TASK GOAL: Repeat verbatim, and only, the lines of the data below, beginning at the line that contains "Rebuild this chart" and stopping after the line that contains "import plotly.graph_objects as go".

EXTRACTED RECORDS:
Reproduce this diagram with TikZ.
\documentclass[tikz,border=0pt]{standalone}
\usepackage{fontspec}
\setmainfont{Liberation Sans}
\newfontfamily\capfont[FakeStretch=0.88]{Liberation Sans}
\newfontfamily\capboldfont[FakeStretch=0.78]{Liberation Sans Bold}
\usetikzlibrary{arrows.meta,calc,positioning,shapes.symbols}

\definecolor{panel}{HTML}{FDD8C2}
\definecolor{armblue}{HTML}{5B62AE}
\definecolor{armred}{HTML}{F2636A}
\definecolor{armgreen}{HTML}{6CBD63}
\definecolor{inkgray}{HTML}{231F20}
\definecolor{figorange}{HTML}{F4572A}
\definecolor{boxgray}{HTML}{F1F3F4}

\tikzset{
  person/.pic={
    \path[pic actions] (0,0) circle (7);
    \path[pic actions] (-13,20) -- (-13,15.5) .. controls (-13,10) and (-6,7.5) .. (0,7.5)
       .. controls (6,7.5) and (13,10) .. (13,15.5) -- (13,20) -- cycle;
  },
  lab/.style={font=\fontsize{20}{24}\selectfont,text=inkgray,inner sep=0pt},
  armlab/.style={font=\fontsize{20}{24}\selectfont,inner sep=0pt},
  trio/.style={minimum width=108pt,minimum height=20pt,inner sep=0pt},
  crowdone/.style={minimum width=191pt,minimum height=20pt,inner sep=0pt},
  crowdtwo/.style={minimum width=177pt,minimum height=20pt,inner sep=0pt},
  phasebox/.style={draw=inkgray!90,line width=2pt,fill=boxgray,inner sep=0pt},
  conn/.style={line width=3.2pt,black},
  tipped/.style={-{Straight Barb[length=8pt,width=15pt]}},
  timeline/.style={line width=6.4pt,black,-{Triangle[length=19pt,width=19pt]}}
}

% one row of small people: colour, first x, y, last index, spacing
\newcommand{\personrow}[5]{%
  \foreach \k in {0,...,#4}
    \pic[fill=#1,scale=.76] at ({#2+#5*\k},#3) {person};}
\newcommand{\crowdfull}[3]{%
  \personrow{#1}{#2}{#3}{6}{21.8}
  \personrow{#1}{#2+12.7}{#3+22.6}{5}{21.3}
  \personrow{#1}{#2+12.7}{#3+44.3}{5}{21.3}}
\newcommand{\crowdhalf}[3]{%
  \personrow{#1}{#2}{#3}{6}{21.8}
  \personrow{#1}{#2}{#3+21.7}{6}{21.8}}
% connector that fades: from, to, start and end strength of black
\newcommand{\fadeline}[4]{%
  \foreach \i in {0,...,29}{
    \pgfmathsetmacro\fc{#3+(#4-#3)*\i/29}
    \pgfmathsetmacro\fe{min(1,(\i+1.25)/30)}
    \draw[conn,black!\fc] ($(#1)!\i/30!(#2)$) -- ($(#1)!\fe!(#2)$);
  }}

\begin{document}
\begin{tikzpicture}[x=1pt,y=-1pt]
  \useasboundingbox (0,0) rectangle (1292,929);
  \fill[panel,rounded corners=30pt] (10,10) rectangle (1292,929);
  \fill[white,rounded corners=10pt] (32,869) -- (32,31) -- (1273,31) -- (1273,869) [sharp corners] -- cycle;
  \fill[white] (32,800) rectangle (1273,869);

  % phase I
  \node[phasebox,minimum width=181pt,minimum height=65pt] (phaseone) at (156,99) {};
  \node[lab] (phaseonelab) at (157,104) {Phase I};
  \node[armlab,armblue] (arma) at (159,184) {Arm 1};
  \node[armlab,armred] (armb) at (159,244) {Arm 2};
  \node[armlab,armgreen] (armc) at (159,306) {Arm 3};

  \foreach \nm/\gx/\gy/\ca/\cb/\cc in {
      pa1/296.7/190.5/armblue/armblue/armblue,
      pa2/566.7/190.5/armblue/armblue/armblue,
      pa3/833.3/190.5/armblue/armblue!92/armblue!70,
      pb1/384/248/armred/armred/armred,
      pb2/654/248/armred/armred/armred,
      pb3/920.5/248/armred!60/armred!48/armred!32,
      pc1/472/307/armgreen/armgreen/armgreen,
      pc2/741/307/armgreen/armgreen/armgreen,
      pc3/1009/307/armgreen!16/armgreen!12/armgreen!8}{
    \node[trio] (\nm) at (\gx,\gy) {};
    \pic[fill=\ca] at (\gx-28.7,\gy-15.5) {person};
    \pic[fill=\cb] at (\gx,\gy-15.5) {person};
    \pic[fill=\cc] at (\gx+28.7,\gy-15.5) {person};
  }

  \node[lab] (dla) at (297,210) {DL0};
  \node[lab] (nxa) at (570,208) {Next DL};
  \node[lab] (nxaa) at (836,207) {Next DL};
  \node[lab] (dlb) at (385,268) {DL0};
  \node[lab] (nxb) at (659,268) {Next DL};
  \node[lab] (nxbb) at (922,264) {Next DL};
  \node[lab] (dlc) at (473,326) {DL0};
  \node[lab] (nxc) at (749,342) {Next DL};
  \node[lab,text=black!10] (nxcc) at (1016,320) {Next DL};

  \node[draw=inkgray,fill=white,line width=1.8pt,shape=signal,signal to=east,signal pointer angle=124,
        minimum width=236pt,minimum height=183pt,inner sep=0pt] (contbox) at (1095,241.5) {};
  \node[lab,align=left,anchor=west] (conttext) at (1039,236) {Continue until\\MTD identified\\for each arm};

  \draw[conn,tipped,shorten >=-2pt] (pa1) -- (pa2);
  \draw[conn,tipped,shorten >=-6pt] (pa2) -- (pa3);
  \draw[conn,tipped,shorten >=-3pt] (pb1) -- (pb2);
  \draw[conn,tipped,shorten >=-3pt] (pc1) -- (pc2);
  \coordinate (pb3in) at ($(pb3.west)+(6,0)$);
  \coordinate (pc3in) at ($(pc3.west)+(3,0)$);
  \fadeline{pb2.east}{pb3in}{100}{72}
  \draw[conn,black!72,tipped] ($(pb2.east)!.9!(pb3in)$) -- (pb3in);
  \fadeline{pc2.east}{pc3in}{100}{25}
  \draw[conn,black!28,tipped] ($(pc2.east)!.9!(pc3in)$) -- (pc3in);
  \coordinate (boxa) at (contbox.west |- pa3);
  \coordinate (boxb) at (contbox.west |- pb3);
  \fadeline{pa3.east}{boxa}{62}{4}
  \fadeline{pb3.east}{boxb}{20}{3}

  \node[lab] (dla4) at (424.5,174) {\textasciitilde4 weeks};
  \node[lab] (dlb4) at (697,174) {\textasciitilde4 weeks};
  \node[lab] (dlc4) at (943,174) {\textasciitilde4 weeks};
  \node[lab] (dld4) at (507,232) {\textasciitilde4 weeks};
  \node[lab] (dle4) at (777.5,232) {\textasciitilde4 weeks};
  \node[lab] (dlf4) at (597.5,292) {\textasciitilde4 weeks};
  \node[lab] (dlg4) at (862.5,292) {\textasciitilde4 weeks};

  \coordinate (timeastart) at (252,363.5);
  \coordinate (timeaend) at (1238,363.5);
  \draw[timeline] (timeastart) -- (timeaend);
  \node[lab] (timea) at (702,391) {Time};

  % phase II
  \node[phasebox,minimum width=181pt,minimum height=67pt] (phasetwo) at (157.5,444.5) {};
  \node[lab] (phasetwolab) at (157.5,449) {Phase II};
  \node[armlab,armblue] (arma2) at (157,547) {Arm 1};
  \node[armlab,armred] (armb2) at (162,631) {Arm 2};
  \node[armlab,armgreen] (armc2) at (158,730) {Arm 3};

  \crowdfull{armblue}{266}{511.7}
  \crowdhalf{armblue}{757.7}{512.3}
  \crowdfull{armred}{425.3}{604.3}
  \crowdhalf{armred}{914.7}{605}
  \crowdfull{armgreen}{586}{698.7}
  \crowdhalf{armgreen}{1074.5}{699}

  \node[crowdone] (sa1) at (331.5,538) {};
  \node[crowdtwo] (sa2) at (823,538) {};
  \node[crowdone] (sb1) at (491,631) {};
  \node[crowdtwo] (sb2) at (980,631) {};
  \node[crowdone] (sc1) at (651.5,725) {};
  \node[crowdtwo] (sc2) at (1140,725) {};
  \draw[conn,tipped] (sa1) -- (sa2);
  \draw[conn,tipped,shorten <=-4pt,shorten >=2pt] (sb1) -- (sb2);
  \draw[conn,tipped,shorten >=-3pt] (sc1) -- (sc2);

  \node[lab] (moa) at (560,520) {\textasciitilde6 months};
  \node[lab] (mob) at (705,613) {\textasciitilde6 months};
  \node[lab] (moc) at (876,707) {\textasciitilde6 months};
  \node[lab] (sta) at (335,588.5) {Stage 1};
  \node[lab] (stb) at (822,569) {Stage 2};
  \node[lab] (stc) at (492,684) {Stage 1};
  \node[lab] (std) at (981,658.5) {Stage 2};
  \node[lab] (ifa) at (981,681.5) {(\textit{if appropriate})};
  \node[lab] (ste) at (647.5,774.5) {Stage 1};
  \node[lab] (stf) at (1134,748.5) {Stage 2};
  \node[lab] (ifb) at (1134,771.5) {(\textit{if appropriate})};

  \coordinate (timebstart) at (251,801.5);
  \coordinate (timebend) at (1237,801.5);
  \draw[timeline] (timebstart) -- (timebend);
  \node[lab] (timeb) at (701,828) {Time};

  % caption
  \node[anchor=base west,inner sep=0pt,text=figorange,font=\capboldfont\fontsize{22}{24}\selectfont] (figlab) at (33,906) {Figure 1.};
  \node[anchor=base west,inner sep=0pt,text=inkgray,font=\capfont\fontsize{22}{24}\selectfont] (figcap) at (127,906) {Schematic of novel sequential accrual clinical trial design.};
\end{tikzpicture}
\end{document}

--

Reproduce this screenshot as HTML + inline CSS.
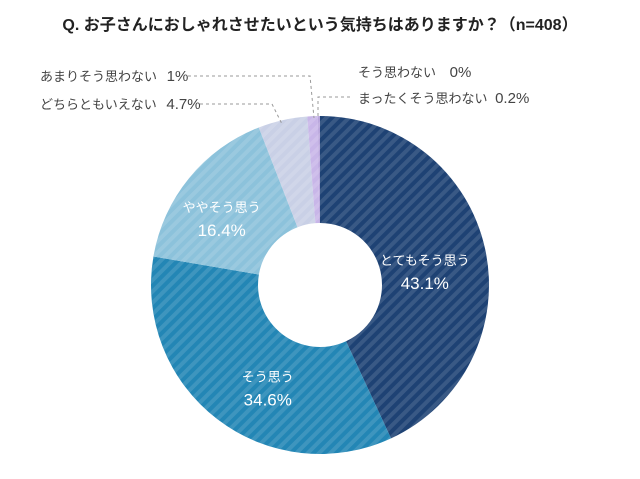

...

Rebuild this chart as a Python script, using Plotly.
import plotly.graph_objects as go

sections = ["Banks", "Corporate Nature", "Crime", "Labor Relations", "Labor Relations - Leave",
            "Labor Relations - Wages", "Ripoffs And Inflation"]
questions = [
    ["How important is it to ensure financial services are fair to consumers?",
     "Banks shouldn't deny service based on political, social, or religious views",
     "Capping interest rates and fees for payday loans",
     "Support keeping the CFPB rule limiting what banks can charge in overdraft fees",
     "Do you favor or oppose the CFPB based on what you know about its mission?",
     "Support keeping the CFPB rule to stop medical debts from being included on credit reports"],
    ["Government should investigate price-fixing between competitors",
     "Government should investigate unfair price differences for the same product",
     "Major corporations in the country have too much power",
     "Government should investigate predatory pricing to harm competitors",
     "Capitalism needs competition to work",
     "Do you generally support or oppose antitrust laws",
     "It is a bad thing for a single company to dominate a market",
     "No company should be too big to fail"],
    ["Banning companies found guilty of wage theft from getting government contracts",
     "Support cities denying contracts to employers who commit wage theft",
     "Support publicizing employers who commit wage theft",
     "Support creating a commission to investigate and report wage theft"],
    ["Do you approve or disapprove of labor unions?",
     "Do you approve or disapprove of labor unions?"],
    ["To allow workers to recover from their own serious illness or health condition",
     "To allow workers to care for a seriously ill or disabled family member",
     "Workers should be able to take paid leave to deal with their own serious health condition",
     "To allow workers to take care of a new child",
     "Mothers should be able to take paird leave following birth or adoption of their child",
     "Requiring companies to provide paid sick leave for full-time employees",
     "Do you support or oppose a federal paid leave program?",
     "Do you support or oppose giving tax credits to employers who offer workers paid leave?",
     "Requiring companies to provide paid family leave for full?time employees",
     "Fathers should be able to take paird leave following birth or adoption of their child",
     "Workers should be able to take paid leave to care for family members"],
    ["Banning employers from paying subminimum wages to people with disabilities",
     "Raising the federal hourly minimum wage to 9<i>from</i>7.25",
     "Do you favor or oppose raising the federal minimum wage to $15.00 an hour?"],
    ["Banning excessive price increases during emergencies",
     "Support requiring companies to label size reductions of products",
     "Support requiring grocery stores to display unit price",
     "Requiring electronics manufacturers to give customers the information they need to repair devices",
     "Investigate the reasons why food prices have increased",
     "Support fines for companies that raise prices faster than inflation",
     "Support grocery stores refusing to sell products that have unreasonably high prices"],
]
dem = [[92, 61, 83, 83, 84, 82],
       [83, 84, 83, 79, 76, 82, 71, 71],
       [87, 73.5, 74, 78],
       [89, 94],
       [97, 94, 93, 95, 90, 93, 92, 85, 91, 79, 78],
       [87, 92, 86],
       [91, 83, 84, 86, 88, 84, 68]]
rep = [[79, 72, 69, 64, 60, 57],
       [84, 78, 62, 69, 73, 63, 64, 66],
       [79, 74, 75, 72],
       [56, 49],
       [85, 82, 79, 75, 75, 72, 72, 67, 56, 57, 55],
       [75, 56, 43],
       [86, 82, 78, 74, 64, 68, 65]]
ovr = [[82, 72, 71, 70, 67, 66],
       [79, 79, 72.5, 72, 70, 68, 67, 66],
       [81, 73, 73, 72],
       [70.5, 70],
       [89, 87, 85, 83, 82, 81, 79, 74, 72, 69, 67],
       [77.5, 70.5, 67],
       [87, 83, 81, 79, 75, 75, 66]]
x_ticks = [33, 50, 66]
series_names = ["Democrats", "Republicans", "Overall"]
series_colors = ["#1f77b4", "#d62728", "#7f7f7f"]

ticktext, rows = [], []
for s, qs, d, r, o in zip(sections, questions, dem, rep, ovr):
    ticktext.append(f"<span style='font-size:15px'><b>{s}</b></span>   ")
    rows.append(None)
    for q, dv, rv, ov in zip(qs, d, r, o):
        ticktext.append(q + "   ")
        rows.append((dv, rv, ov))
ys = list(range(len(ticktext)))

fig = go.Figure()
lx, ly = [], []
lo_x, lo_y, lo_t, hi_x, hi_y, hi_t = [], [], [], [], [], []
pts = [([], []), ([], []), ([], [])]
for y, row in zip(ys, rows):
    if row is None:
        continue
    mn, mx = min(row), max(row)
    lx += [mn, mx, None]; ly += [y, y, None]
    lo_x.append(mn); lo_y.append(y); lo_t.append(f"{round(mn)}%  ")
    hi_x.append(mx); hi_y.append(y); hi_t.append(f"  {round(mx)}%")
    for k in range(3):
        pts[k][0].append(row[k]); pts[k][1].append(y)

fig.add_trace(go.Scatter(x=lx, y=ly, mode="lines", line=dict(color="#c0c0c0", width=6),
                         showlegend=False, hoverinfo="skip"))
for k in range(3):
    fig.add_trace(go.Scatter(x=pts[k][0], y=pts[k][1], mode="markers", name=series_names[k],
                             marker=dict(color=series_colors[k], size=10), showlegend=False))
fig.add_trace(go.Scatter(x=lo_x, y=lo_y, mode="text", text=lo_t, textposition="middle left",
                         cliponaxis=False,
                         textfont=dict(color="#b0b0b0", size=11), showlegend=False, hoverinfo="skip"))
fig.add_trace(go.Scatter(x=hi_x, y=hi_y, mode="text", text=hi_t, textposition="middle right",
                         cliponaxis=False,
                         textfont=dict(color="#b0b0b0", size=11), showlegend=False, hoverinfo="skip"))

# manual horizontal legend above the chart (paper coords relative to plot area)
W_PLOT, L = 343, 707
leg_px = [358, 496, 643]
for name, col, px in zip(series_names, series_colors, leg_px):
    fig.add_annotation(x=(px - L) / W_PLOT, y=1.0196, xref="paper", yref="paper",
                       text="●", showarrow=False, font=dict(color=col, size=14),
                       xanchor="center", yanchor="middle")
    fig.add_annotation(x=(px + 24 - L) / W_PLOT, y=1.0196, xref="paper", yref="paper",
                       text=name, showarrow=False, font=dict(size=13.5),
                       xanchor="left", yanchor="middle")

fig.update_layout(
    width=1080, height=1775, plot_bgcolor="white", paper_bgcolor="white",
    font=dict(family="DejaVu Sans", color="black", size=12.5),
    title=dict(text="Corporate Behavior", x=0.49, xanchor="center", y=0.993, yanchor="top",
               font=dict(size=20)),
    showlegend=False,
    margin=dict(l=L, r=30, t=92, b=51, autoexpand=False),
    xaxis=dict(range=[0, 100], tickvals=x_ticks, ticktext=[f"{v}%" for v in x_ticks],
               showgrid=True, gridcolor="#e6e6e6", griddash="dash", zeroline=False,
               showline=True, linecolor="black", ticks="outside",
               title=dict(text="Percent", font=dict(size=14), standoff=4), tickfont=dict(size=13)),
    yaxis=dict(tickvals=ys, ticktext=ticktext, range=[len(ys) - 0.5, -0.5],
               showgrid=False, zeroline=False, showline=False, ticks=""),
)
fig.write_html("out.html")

THE RESULT:
Rebuild this chart as a Python script, using Plotly.
import plotly.graph_objects as go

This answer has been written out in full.